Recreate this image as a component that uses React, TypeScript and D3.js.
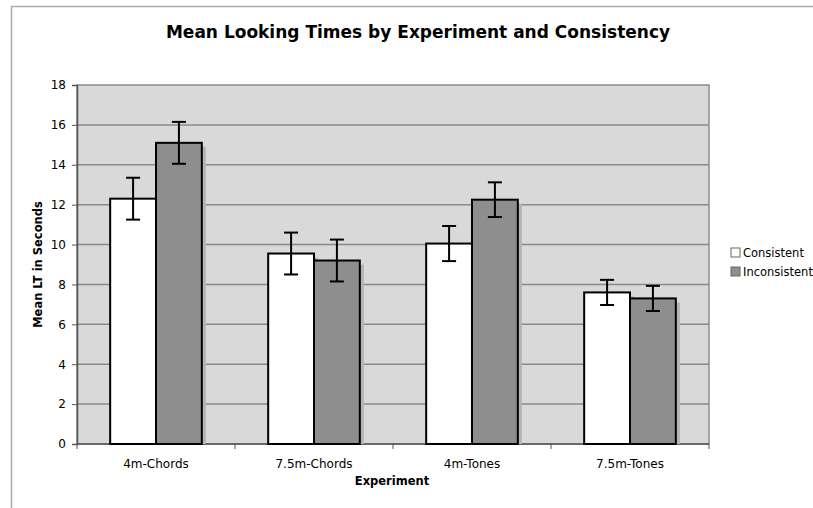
import React, { useRef, useEffect } from "react";
import * as d3 from "d3";

const categories = ["4m-Chords", "7.5m-Chords", "4m-Tones", "7.5m-Tones"];
const seriesNames = ["Consistent", "Inconsistent"];
const consistent = [12.3, 9.55, 10.05, 7.6];
const inconsistent = [15.1, 9.2, 12.25, 7.3];
const consistentErr = [1.05, 1.05, 0.88, 0.63];
const inconsistentErr = [1.05, 1.05, 0.87, 0.63];
const yTicks = [0, 2, 4, 6, 8, 10, 12, 14, 16, 18];

const colors = ["#ffffff", "#8e8e8e"];
const font = "'DejaVu Sans', Verdana, sans-serif";

const App = () => {
  const ref = useRef<SVGSVGElement>(null);

  useEffect(() => {
    const svg = d3.select(ref.current);
    svg.selectAll("*").remove();

    const left = 77, right = 709, top = 85, bottom = 444;

    const x = d3.scaleBand().domain(categories).range([left, right]);
    const y = d3.scaleLinear().domain([0, 18]).range([bottom, top]);
    const barW = x.bandwidth() * 0.29;

    // frame
    svg.append("path")
      .attr("d", "M11.5,508 L11.5,6.5 L813,6.5")
      .attr("fill", "none")
      .attr("stroke", "#aaa")
      .attr("stroke-width", 1.5);

    svg.append("text")
      .attr("x", 418).attr("y", 38)
      .attr("text-anchor", "middle")
      .attr("font-family", font)
      .attr("font-weight", "bold")
      .attr("font-size", 17)
      .text("Mean Looking Times by Experiment and Consistency");

    // plot background
    svg.append("rect")
      .attr("x", left).attr("y", top)
      .attr("width", right - left).attr("height", bottom - top)
      .attr("fill", "#d9d9d9")
      .attr("stroke", "#8c8c8c")
      .attr("stroke-width", 1.5);

    // grid lines
    svg.append("g").selectAll("line")
      .data(yTicks.filter(d => d > 0 && d < 18))
      .join("line")
      .attr("x1", left).attr("x2", right)
      .attr("y1", d => y(d)).attr("y2", d => y(d))
      .attr("stroke", "#8a8a8a")
      .attr("stroke-width", 1.5);

    // y axis
    const yAxis = svg.append("g")
      .attr("transform", `translate(${left},0)`)
      .call(d3.axisLeft(y).tickValues(yTicks).tickSize(5).tickPadding(6));
    yAxis.select(".domain").attr("stroke", "#555").attr("stroke-width", 1.5);
    yAxis.selectAll(".tick line").attr("stroke", "#555");
    yAxis.selectAll("text").attr("font-family", font).attr("font-size", 12).attr("fill", "#000");

    // x axis
    const xAxis = svg.append("g")
      .attr("transform", `translate(0,${bottom})`);
    xAxis.append("line")
      .attr("x1", left).attr("x2", right)
      .attr("stroke", "#555").attr("stroke-width", 1.5);
    const bounds = categories.map(c => x(c)!).concat([right]);
    xAxis.selectAll("line.tk")
      .data(bounds)
      .join("line")
      .attr("class", "tk")
      .attr("x1", d => d).attr("x2", d => d)
      .attr("y1", 0).attr("y2", 5)
      .attr("stroke", "#555");
    xAxis.selectAll("text")
      .data(categories)
      .join("text")
      .attr("x", d => x(d)! + x.bandwidth() / 2)
      .attr("y", 24)
      .attr("text-anchor", "middle")
      .attr("font-family", font)
      .attr("font-size", 12)
      .text(d => d);

    const series = [
      { vals: consistent, errs: consistentErr },
      { vals: inconsistent, errs: inconsistentErr },
    ];

    series.forEach((s, si) => {
      const g = svg.append("g");
      const bx = (i: number) => x(categories[i])! + x.bandwidth() / 2 - barW + si * barW;
      // shadow
      g.selectAll("rect.sh")
        .data(s.vals)
        .join("rect")
        .attr("class", "sh")
        .attr("x", (_, i) => bx(i) + 4)
        .attr("y", d => y(d) + 4)
        .attr("width", barW)
        .attr("height", d => bottom - y(d) - 4)
        .attr("fill", "#b4b4b4");
    });

    series.forEach((s, si) => {
      const g = svg.append("g");
      const bx = (i: number) => x(categories[i])! + x.bandwidth() / 2 - barW + si * barW;
      g.selectAll("rect.bar")
        .data(s.vals)
        .join("rect")
        .attr("class", "bar")
        .attr("x", (_, i) => bx(i))
        .attr("y", d => y(d))
        .attr("width", barW)
        .attr("height", d => bottom - y(d))
        .attr("fill", colors[si])
        .attr("stroke", "#000")
        .attr("stroke-width", 2);
    });

    series.forEach((s, si) => {
      const g = svg.append("g");
      s.vals.forEach((v, i) => {
        const cx = x(categories[i])! + x.bandwidth() / 2 - barW / 2 + si * barW;
        const lo = y(v - s.errs[i]), hi = y(v + s.errs[i]);
        g.append("line").attr("x1", cx).attr("x2", cx).attr("y1", lo).attr("y2", hi)
          .attr("stroke", "#000").attr("stroke-width", 2);
        [lo, hi].forEach(yy => {
          g.append("line").attr("x1", cx - 7).attr("x2", cx + 7).attr("y1", yy).attr("y2", yy)
            .attr("stroke", "#000").attr("stroke-width", 2);
        });
      });
    });

    // axis titles
    svg.append("text")
      .attr("x", 392).attr("y", 485)
      .attr("text-anchor", "middle")
      .attr("font-family", font)
      .attr("font-weight", "bold")
      .attr("font-size", 11.5)
      .text("Experiment");

    svg.append("text")
      .attr("transform", `translate(42,${(top + bottom) / 2}) rotate(-90)`)
      .attr("text-anchor", "middle")
      .attr("font-family", font)
      .attr("font-weight", "bold")
      .attr("font-size", 11.5)
      .text("Mean LT in Seconds");

    // legend
    const lg = svg.append("g").attr("transform", "translate(731,248)");
    seriesNames.forEach((n, i) => {
      lg.append("rect")
        .attr("x", 0).attr("y", i * 19)
        .attr("width", 9).attr("height", 9)
        .attr("fill", colors[i])
        .attr("stroke", "#666");
      lg.append("text")
        .attr("x", 12).attr("y", i * 19 + 9)
        .attr("font-family", font)
        .attr("font-size", 11.5)
        .text(n);
    });
  }, []);

  return (
    <svg ref={ref} width={813} height={508}
      style={{ position: "absolute", left: 0, top: 0, background: "#fff" }} />
  );
};

export default App;
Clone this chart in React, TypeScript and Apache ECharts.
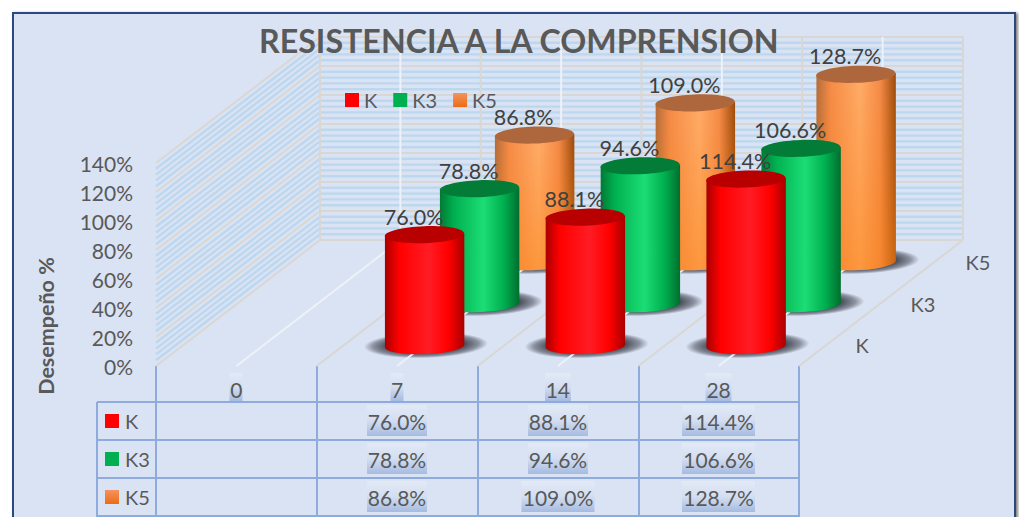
import React, { useEffect, useRef } from "react";
import * as echarts from "echarts";

const titleText = "RESISTENCIA A LA COMPRENSION";
const yAxisTitle = "Desempeño %";
const categories = ["0", "7", "14", "28"];
const seriesNames = ["K", "K3", "K5"];
const valuesK: (number | null)[] = [null, 76.0, 88.1, 114.4];
const valuesK3: (number | null)[] = [null, 78.8, 94.6, 106.6];
const valuesK5: (number | null)[] = [null, 86.8, 109.0, 128.7];
const allValues = [valuesK, valuesK3, valuesK5];
const yMajorTicks = [0, 20, 40, 60, 80, 100, 120, 140];
const yMinorTicks = [4, 8, 12, 16, 24, 28, 32, 36, 44, 48, 52, 56, 64, 68, 72, 76, 84, 88, 92, 96, 104, 108, 112, 116, 124, 128, 132, 136];

const FONT = "Lato";
const DEPTH_X = 164;
const DEPTH_Y = -126;
const BAR_DEPTH_X = 165;
const BAR_RX = 39.7;
const BAR_RY = 8.5;
const TILT = 1.4;

const vGrad = (a: any) => new echarts.graphic.LinearGradient(0, 0, 0, 1, a);
const hGrad = (a: any) => new echarts.graphic.LinearGradient(0, 0, 1, 0, a);

const stops = (e: string, m: string, h: string, e2: string) => [
  { offset: 0, color: e },
  { offset: 0.18, color: m },
  { offset: 0.55, color: h },
  { offset: 0.8, color: m },
  { offset: 1, color: e2 },
];
const sideFill = [
  hGrad(stops("#A80000", "#FF0000", "#FF1C24", "#A80000")),
  hGrad(stops("#007A35", "#00B050", "#1CDD75", "#006E2E")),
  hGrad(stops("#B06C3C", "#F58B48", "#FFAC68", "#9A4A0C")),
];
const orangeWash = vGrad([
  { offset: 0, color: "rgba(250,130,20,0)" },
  { offset: 1, color: "rgba(250,130,20,0.5)" },
]);
const topFill = ["#B80000", "#027C36", "#AE673C"];
const legendColor = [
  "#FF0000",
  "#00B050",
  vGrad([
    { offset: 0, color: "#F4935F" },
    { offset: 1, color: "#EC6C14" },
  ]),
];

const baseOf = (api: any, k: number) => {
  const p = api.coord([api.value(0), 0]);
  return [
    p[0] + BAR_DEPTH_X * ((k + 0.5) / 3),
    p[1] + DEPTH_Y * ((k + 0.5) / 3),
  ];
};

const toData = (arr: (number | null)[]) =>
  arr.map((v, i) => [i, v]).filter((d) => d[1] != null);

const wallsRender = (params: any, api: any) => {
  const cs = params.coordSys;
  const x0 = cs.x;
  const x1 = cs.x + cs.width;
  const step = cs.width / categories.length;
  const grey = "#D9D7D3";
  const blue = "#BDD7EE";
  const line = (a: number, b: number, c: number, d: number, stroke: string, w: number) => ({
    type: "line",
    shape: { x1: a, y1: b, x2: c, y2: d },
    style: { stroke, lineWidth: w, fill: null },
    silent: true,
  });
  const kids: any[] = [];
  yMinorTicks.forEach((v) => {
    const y = api.coord([0, v])[1];
    kids.push(line(x0, y, x0 + DEPTH_X, y + DEPTH_Y, blue, 2.4));
    kids.push(line(x0 + DEPTH_X, y + DEPTH_Y, x1 + DEPTH_X, y + DEPTH_Y, blue, 2.4));
  });
  yMajorTicks.forEach((v) => {
    const y = api.coord([0, v])[1];
    kids.push(line(x0, y, x0 + DEPTH_X, y + DEPTH_Y, grey, 2));
    kids.push(line(x0 + DEPTH_X, y + DEPTH_Y, x1 + DEPTH_X, y + DEPTH_Y, grey, 2));
  });
  const yB = api.coord([0, 0])[1];
  const yT = api.coord([0, 140])[1];
  categories.forEach((_, i) => {
    const mid = x0 + step * (i + 0.5) + DEPTH_X;
    kids.push(line(mid, yT + DEPTH_Y, mid, yB + DEPTH_Y, "#EDF1F8", 2));
  });
  for (let i = 0; i <= categories.length; i++) {
    const x = x0 + step * i;
    kids.push(line(x + DEPTH_X, yT + DEPTH_Y, x + DEPTH_X, yB + DEPTH_Y, grey, 2));
    if (i > 0) kids.push(line(x, yB, x + DEPTH_X, yB + DEPTH_Y, grey, 2));
  }
  return { type: "group", children: kids };
};

const floorMidRender = (params: any, api: any) => {
  const p = api.coord([api.value(0), 0]);
  return {
    type: "line",
    shape: { x1: p[0], y1: p[1], x2: p[0] + DEPTH_X, y2: p[1] + DEPTH_Y },
    style: { stroke: "#EDF1F8", lineWidth: 2, fill: null },
    silent: true,
  };
};

const shadowRender = (k: number) => (params: any, api: any) => {
  const b = baseOf(api, k);
  return {
    type: "ellipse",
    shape: { cx: b[0] + 1, cy: b[1], rx: 62, ry: 13 },
    rotation: 0.03,
    originX: b[0],
    originY: b[1],
    style: {
      fill: new echarts.graphic.RadialGradient(0.5, 0.5, 0.5, [
        { offset: 0, color: "#454955" },
        { offset: 0.62, color: "#4A4E5B" },
        { offset: 0.85, color: "rgba(74,78,91,0.55)" },
        { offset: 1, color: "rgba(74,78,91,0)" },
      ]),
    },
    silent: true,
  };
};

const barRender = (k: number) => (params: any, api: any) => {
  const b = baseOf(api, k);
  const cx = b[0];
  const yB = b[1];
  const yT = yB + (api.coord([0, api.value(1)])[1] - api.coord([0, 0])[1]);
  const l = cx - BAR_RX;
  const r = cx + BAR_RX;
  const d = `M ${l} ${yT + TILT} L ${l} ${yB + TILT} A ${BAR_RX} ${BAR_RY} -2 0 0 ${r} ${yB - TILT} L ${r} ${yT - TILT} Z`;
  const kids: any[] = [
    { type: "path", shape: { pathData: d }, style: { fill: sideFill[k] }, silent: true },
  ];
  if (k === 2) {
    kids.push({ type: "path", shape: { pathData: d }, style: { fill: orangeWash }, silent: true });
  }
  kids.push({
    type: "ellipse",
    shape: { cx, cy: yT, rx: BAR_RX, ry: BAR_RY },
    rotation: 0.035,
    originX: cx,
    originY: yT,
    style: { fill: topFill[k] },
    silent: true,
  });
  return { type: "group", children: kids };
};

const labelRender = (k: number) => (params: any, api: any) => {
  const b = baseOf(api, k);
  const yT = b[1] + (api.coord([0, api.value(1)])[1] - api.coord([0, 0])[1]);
  return {
    type: "text",
    x: b[0] - 11,
    y: yT - 18,
    style: {
      text: api.value(1).toFixed(1) + "%",
      fontFamily: FONT,
      fontSize: 21.5,
      fill: "#404040",
      align: "center",
      verticalAlign: "middle",
    },
    silent: true,
  };
};

const TABLE_LEFT = 97;
const TABLE_COLS = [156, 317, 478, 639, 799];
const TABLE_ROWS = [402, 440, 478, 516];
const TABLE_LINE = "#8FAADC";

const highlight = (cx: number, y: number, w: number, h: number) => ({
  type: "rect",
  z: -5,
  shape: { x: cx - w / 2, y, width: w, height: h },
  style: {
    fill: vGrad([
      { offset: 0, color: "#E3EAF6" },
      { offset: 0.5, color: "#D3DEF1" },
      { offset: 1, color: "#A6BBE1" },
    ]),
  },
  silent: true,
});

const buildGraphic = () => {
  const el: any[] = [];
  el.push({
    type: "rect",
    z: -10,
    shape: { x: 13, y: 13, width: 1002, height: 520 },
    style: {
      fill: "#DAE3F3",
      stroke: "#2C4A7C",
      lineWidth: 2,
      shadowBlur: 3,
      shadowOffsetX: 2,
      shadowOffsetY: 1,
      shadowColor: "rgba(0,0,0,0.5)",
    },
    silent: true,
  });
  TABLE_COLS.forEach((x) => {
    el.push({
      type: "line",
      z: -4,
      shape: { x1: x, y1: 366, x2: x, y2: 517 },
      style: { stroke: TABLE_LINE, lineWidth: 2 },
      silent: true,
    });
  });
  TABLE_ROWS.forEach((y) => {
    el.push({
      type: "line",
      z: -4,
      shape: { x1: TABLE_LEFT, y1: y, x2: TABLE_COLS[TABLE_COLS.length - 1], y2: y },
      style: { stroke: TABLE_LINE, lineWidth: 2 },
      silent: true,
    });
  });
  el.push({
    type: "line",
    z: -4,
    shape: { x1: TABLE_LEFT, y1: TABLE_ROWS[0], x2: TABLE_LEFT, y2: 517 },
    style: { stroke: TABLE_LINE, lineWidth: 2 },
    silent: true,
  });
  // highlights behind the category labels
  categories.forEach((c, i) => {
    const cx = (TABLE_COLS[i] + TABLE_COLS[i + 1]) / 2;
    el.push(highlight(cx - 0.5, 373, c.length > 1 ? 26 : 13, 28));
  });
  // table rows
  seriesNames.forEach((name, r) => {
    const yMid = (TABLE_ROWS[r] + TABLE_ROWS[r + 1]) / 2 + 1;
    el.push({
      type: "rect",
      z: 3,
      shape: { x: 105, y: yMid - 8, width: 14, height: 14 },
      style: { fill: legendColor[r] },
      silent: true,
    });
    el.push({
      type: "text",
      z: 3,
      x: 125,
      y: yMid - 1,
      style: { text: name, fontFamily: FONT, fontSize: 20, fill: "#595959", align: "left", verticalAlign: "middle" },
      silent: true,
    });
    allValues[r].forEach((v, i) => {
      if (v == null) return;
      const cx = (TABLE_COLS[i] + TABLE_COLS[i + 1]) / 2 - 0.5;
      const txt = v.toFixed(1) + "%";
      el.push(highlight(cx, TABLE_ROWS[r] + 3, txt.length > 5 ? 73 : 60, 31));
      el.push({
        type: "text",
        z: 3,
        x: cx,
        y: yMid - 1,
        style: { text: txt, fontFamily: FONT, fontSize: 21, fill: "#595959", align: "center", verticalAlign: "middle" },
        silent: true,
      });
    });
  });
  // depth axis labels
  const depthPos = [
    [862, 345],
    [923, 304],
    [978, 262],
  ];
  seriesNames.forEach((name, k) => {
    el.push({
      type: "text",
      z: 3,
      x: depthPos[k][0],
      y: depthPos[k][1],
      style: { text: name, fontFamily: FONT, fontSize: 20, fill: "#595959", align: "center", verticalAlign: "middle" },
      silent: true,
    });
  });
  // y axis title
  el.push({
    type: "text",
    z: 3,
    x: 46,
    y: 326,
    rotation: Math.PI / 2,
    style: { text: yAxisTitle, fontFamily: FONT, fontWeight: "bold", fontSize: 21.5, fill: "#595959", align: "center", verticalAlign: "middle" },
    silent: true,
  });
  return el;
};

export default function App() {
  const ref = useRef<HTMLDivElement>(null);
  useEffect(() => {
    const chart = echarts.init(ref.current!, null, { renderer: "svg" });
    const order = [2, 1, 0];
    const series: any[] = [
      {
        type: "custom",
        name: "walls",
        z: 1,
        silent: true,
        encode: { x: 0, y: 1 },
        data: [[0, 0]],
        renderItem: wallsRender,
      },
    ];
    order.forEach((k) => {
      series.push({
        type: "custom",
        name: "shadow" + k,
        z: 2,
        silent: true,
        encode: { x: 0, y: 1 },
        data: toData(allValues[k]),
        renderItem: shadowRender(k),
      });
    });
    series.push({
      type: "custom",
      name: "floor",
      z: 3,
      silent: true,
      encode: { x: 0, y: 1 },
      data: categories.map((_, i) => [i, 0]),
      renderItem: floorMidRender,
    });
    order.forEach((k) => {
      series.push({
        type: "custom",
        name: seriesNames[k],
        z: 4 + (2 - k),
        silent: true,
        encode: { x: 0, y: 1 },
        itemStyle: { color: legendColor[k] },
        data: toData(allValues[k]),
        renderItem: barRender(k),
      });
    });
    order.forEach((k) => {
      series.push({
        type: "custom",
        name: "label" + k,
        z: 10,
        silent: true,
        encode: { x: 0, y: 1 },
        data: toData(allValues[k]),
        renderItem: labelRender(k),
      });
    });
    chart.setOption({
      animation: false,
      backgroundColor: "#FFFFFF",
      title: {
        text: titleText,
        left: 259,
        top: 24,
        padding: 0,
        z: 6,
        textStyle: { fontFamily: FONT, fontWeight: "bold", fontSize: 32.2, color: "#595959" },
      },
      legend: {
        left: 345,
        top: 90,
        padding: 0,
        itemWidth: 14,
        itemHeight: 14,
        itemGap: 16,
        icon: "rect",
        selectedMode: false,
        data: seriesNames,
        textStyle: { fontFamily: FONT, fontSize: 20, color: "#595959", padding: [0, 0, 0, 0] },
      },
      grid: { left: 156, top: 163, width: 643, height: 203, containLabel: false },
      xAxis: {
        type: "category",
        data: categories,
        axisLine: { show: false },
        axisTick: { show: false },
        splitLine: { show: false },
        axisLabel: { fontFamily: FONT, fontSize: 21, color: "#595959", margin: 13 },
      },
      yAxis: {
        type: "value",
        min: 0,
        max: 140,
        interval: 20,
        axisLine: { show: false },
        axisTick: { show: false },
        splitLine: { show: false },
        axisLabel: { fontFamily: FONT, fontSize: 21, color: "#595959", margin: 23, formatter: "{value}%" },
      },
      tooltip: { show: false },
      graphic: { elements: buildGraphic() },
      series,
    });
    return () => chart.dispose();
  }, []);
  return <div ref={ref} style={{ position: "absolute", left: 0, top: 0, width: 1019, height: 517 }} />;
}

· · · · ·

WHAT IS REQUIRED: Only the lines between the one with "Clone this chart" and the one with "arr.map((v, i) =>", those two included, get copied from the material above. Keep it exact and free of pictures.

EXPECTED ANSWER:
Clone this chart in React, TypeScript and Apache ECharts.
import React, { useEffect, useRef } from "react";
import * as echarts from "echarts";

const titleText = "RESISTENCIA A LA COMPRENSION";
const yAxisTitle = "Desempeño %";
const categories = ["0", "7", "14", "28"];
const seriesNames = ["K", "K3", "K5"];
const valuesK: (number | null)[] = [null, 76.0, 88.1, 114.4];
const valuesK3: (number | null)[] = [null, 78.8, 94.6, 106.6];
const valuesK5: (number | null)[] = [null, 86.8, 109.0, 128.7];
const allValues = [valuesK, valuesK3, valuesK5];
const yMajorTicks = [0, 20, 40, 60, 80, 100, 120, 140];
const yMinorTicks = [4, 8, 12, 16, 24, 28, 32, 36, 44, 48, 52, 56, 64, 68, 72, 76, 84, 88, 92, 96, 104, 108, 112, 116, 124, 128, 132, 136];

const FONT = "Lato";
const DEPTH_X = 164;
const DEPTH_Y = -126;
const BAR_DEPTH_X = 165;
const BAR_RX = 39.7;
const BAR_RY = 8.5;
const TILT = 1.4;

const vGrad = (a: any) => new echarts.graphic.LinearGradient(0, 0, 0, 1, a);
const hGrad = (a: any) => new echarts.graphic.LinearGradient(0, 0, 1, 0, a);

const stops = (e: string, m: string, h: string, e2: string) => [
  { offset: 0, color: e },
  { offset: 0.18, color: m },
  { offset: 0.55, color: h },
  { offset: 0.8, color: m },
  { offset: 1, color: e2 },
];
const sideFill = [
  hGrad(stops("#A80000", "#FF0000", "#FF1C24", "#A80000")),
  hGrad(stops("#007A35", "#00B050", "#1CDD75", "#006E2E")),
  hGrad(stops("#B06C3C", "#F58B48", "#FFAC68", "#9A4A0C")),
];
const orangeWash = vGrad([
  { offset: 0, color: "rgba(250,130,20,0)" },
  { offset: 1, color: "rgba(250,130,20,0.5)" },
]);
const topFill = ["#B80000", "#027C36", "#AE673C"];
const legendColor = [
  "#FF0000",
  "#00B050",
  vGrad([
    { offset: 0, color: "#F4935F" },
    { offset: 1, color: "#EC6C14" },
  ]),
];

const baseOf = (api: any, k: number) => {
  const p = api.coord([api.value(0), 0]);
  return [
    p[0] + BAR_DEPTH_X * ((k + 0.5) / 3),
    p[1] + DEPTH_Y * ((k + 0.5) / 3),
  ];
};

const toData = (arr: (number | null)[]) =>
  arr.map((v, i) => [i, v]).filter((d) => d[1] != null);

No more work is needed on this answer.